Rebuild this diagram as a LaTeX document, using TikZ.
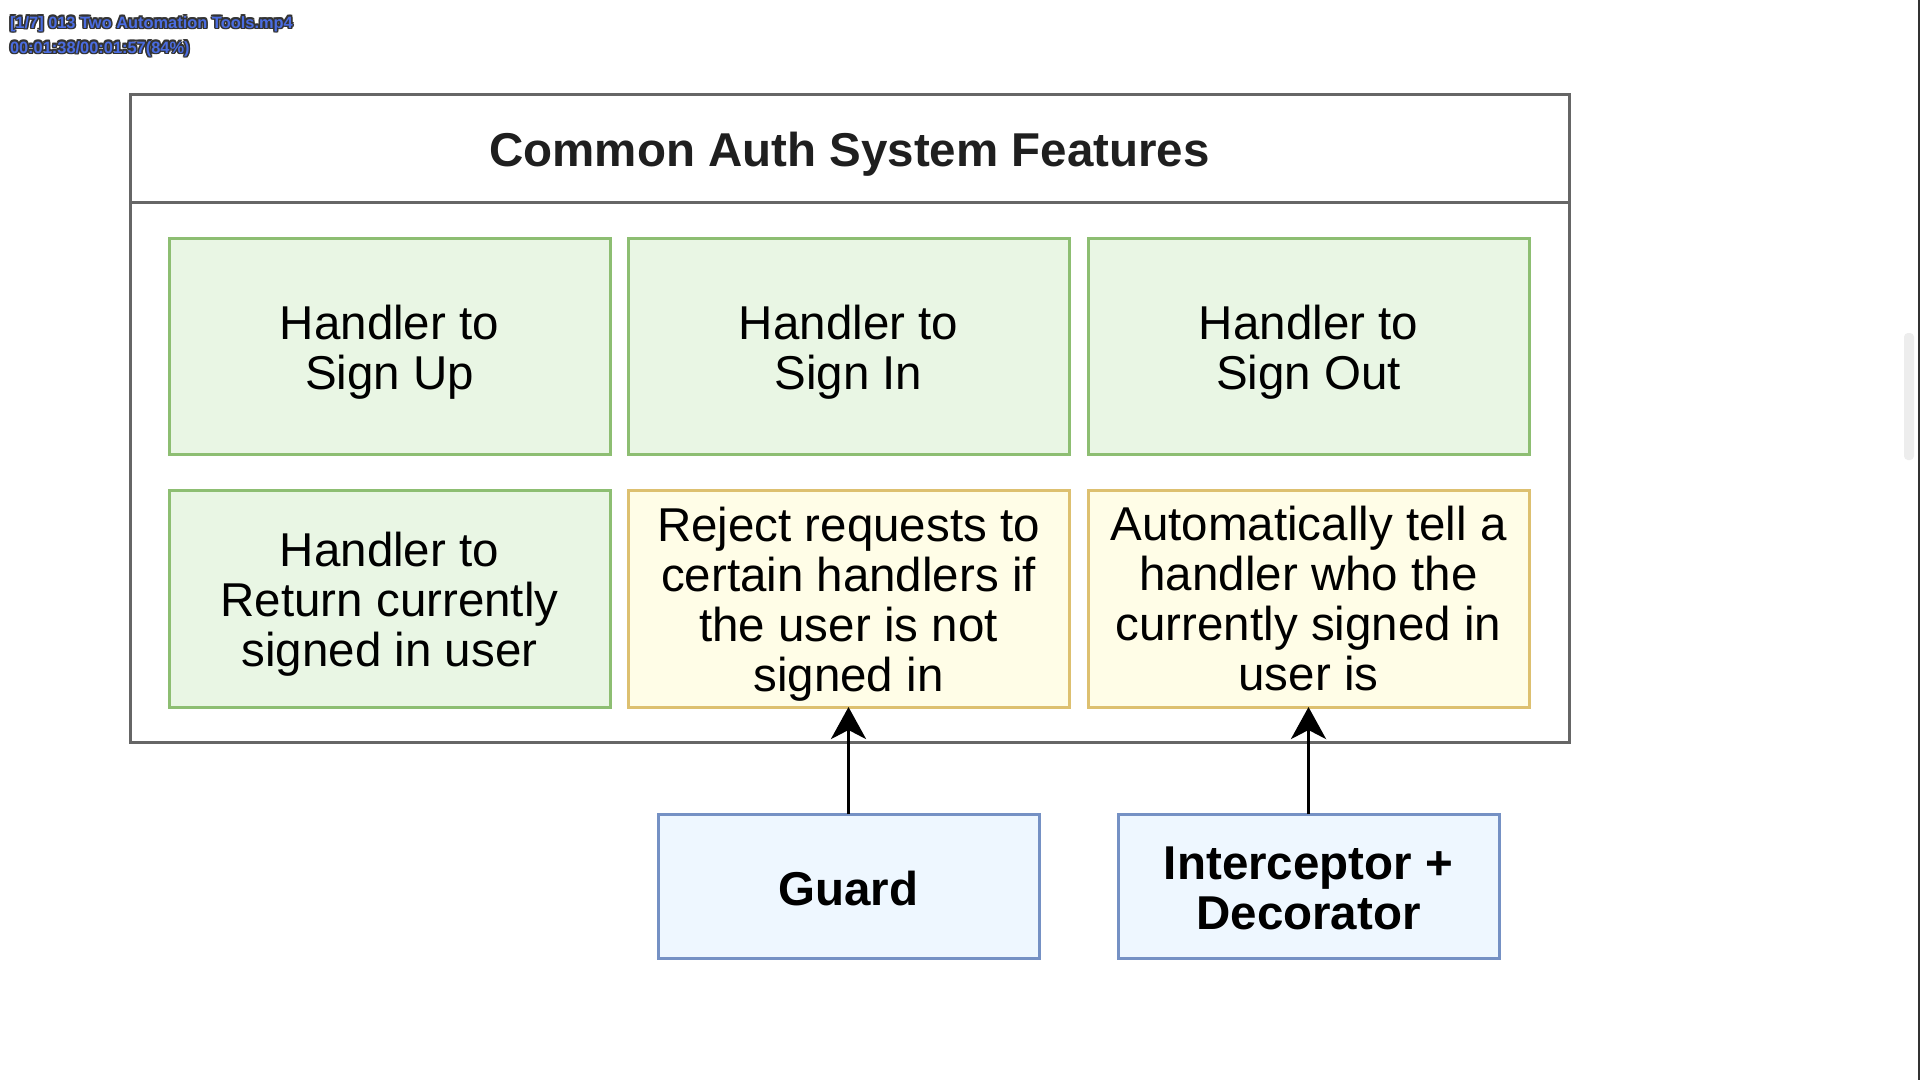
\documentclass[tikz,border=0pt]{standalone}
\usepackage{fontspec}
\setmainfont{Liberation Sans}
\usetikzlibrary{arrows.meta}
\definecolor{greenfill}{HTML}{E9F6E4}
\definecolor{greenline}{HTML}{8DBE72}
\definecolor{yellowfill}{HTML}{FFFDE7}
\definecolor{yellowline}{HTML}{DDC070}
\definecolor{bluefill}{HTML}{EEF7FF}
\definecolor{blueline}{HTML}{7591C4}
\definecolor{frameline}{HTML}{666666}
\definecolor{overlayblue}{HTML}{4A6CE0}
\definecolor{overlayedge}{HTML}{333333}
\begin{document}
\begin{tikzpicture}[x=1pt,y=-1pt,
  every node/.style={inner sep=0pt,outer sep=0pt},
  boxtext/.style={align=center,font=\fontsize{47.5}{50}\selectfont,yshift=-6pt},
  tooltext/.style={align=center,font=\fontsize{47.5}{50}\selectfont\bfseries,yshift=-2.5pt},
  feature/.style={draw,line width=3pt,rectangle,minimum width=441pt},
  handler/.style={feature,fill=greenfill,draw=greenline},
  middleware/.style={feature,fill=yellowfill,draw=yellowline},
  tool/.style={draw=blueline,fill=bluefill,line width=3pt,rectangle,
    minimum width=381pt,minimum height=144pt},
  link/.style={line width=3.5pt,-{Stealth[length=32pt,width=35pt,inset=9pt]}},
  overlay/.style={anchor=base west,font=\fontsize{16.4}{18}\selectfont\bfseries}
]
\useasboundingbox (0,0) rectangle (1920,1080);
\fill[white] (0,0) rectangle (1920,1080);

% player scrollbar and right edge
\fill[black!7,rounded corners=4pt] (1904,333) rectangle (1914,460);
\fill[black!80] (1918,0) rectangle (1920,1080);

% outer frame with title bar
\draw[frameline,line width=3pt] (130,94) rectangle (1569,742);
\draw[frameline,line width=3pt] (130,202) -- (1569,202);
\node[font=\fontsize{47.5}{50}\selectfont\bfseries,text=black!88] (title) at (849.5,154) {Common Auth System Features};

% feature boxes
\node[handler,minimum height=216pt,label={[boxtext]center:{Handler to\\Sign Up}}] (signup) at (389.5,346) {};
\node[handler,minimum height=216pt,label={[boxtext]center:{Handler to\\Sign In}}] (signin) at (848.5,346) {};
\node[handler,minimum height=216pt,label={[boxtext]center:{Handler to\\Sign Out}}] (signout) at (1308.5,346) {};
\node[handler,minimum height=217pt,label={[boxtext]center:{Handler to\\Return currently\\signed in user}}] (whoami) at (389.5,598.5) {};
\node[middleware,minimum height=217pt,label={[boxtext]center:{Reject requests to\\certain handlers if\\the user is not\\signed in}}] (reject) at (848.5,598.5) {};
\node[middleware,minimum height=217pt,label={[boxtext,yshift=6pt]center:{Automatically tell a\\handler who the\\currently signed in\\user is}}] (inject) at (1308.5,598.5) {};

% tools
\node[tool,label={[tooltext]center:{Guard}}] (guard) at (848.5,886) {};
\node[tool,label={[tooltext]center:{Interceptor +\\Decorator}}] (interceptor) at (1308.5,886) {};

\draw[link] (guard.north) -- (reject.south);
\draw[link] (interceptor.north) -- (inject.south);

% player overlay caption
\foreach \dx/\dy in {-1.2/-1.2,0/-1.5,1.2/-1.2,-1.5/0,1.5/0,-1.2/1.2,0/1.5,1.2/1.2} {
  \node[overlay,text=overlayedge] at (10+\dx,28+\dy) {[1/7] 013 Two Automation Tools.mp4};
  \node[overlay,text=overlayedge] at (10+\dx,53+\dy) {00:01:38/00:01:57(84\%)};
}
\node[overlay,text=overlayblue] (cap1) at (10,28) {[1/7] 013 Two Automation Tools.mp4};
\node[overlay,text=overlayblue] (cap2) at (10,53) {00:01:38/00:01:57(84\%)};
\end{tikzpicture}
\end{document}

__Written problem__. Set down all the data again exactly as above, pictures excluded.

__Written solution__.
Rebuild this diagram as a LaTeX document, using TikZ.
\documentclass[tikz,border=0pt]{standalone}
\usepackage{fontspec}
\setmainfont{Liberation Sans}
\usetikzlibrary{arrows.meta}
\definecolor{greenfill}{HTML}{E9F6E4}
\definecolor{greenline}{HTML}{8DBE72}
\definecolor{yellowfill}{HTML}{FFFDE7}
\definecolor{yellowline}{HTML}{DDC070}
\definecolor{bluefill}{HTML}{EEF7FF}
\definecolor{blueline}{HTML}{7591C4}
\definecolor{frameline}{HTML}{666666}
\definecolor{overlayblue}{HTML}{4A6CE0}
\definecolor{overlayedge}{HTML}{333333}
\begin{document}
\begin{tikzpicture}[x=1pt,y=-1pt,
  every node/.style={inner sep=0pt,outer sep=0pt},
  boxtext/.style={align=center,font=\fontsize{47.5}{50}\selectfont,yshift=-6pt},
  tooltext/.style={align=center,font=\fontsize{47.5}{50}\selectfont\bfseries,yshift=-2.5pt},
  feature/.style={draw,line width=3pt,rectangle,minimum width=441pt},
  handler/.style={feature,fill=greenfill,draw=greenline},
  middleware/.style={feature,fill=yellowfill,draw=yellowline},
  tool/.style={draw=blueline,fill=bluefill,line width=3pt,rectangle,
    minimum width=381pt,minimum height=144pt},
  link/.style={line width=3.5pt,-{Stealth[length=32pt,width=35pt,inset=9pt]}},
  overlay/.style={anchor=base west,font=\fontsize{16.4}{18}\selectfont\bfseries}
]
\useasboundingbox (0,0) rectangle (1920,1080);
\fill[white] (0,0) rectangle (1920,1080);

% player scrollbar and right edge
\fill[black!7,rounded corners=4pt] (1904,333) rectangle (1914,460);
\fill[black!80] (1918,0) rectangle (1920,1080);

% outer frame with title bar
\draw[frameline,line width=3pt] (130,94) rectangle (1569,742);
\draw[frameline,line width=3pt] (130,202) -- (1569,202);
\node[font=\fontsize{47.5}{50}\selectfont\bfseries,text=black!88] (title) at (849.5,154) {Common Auth System Features};

% feature boxes
\node[handler,minimum height=216pt,label={[boxtext]center:{Handler to\\Sign Up}}] (signup) at (389.5,346) {};
\node[handler,minimum height=216pt,label={[boxtext]center:{Handler to\\Sign In}}] (signin) at (848.5,346) {};
\node[handler,minimum height=216pt,label={[boxtext]center:{Handler to\\Sign Out}}] (signout) at (1308.5,346) {};
\node[handler,minimum height=217pt,label={[boxtext]center:{Handler to\\Return currently\\signed in user}}] (whoami) at (389.5,598.5) {};
\node[middleware,minimum height=217pt,label={[boxtext]center:{Reject requests to\\certain handlers if\\the user is not\\signed in}}] (reject) at (848.5,598.5) {};
\node[middleware,minimum height=217pt,label={[boxtext,yshift=6pt]center:{Automatically tell a\\handler who the\\currently signed in\\user is}}] (inject) at (1308.5,598.5) {};

% tools
\node[tool,label={[tooltext]center:{Guard}}] (guard) at (848.5,886) {};
\node[tool,label={[tooltext]center:{Interceptor +\\Decorator}}] (interceptor) at (1308.5,886) {};

\draw[link] (guard.north) -- (reject.south);
\draw[link] (interceptor.north) -- (inject.south);

% player overlay caption
\foreach \dx/\dy in {-1.2/-1.2,0/-1.5,1.2/-1.2,-1.5/0,1.5/0,-1.2/1.2,0/1.5,1.2/1.2} {
  \node[overlay,text=overlayedge] at (10+\dx,28+\dy) {[1/7] 013 Two Automation Tools.mp4};
  \node[overlay,text=overlayedge] at (10+\dx,53+\dy) {00:01:38/00:01:57(84\%)};
}
\node[overlay,text=overlayblue] (cap1) at (10,28) {[1/7] 013 Two Automation Tools.mp4};
\node[overlay,text=overlayblue] (cap2) at (10,53) {00:01:38/00:01:57(84\%)};
\end{tikzpicture}
\end{document}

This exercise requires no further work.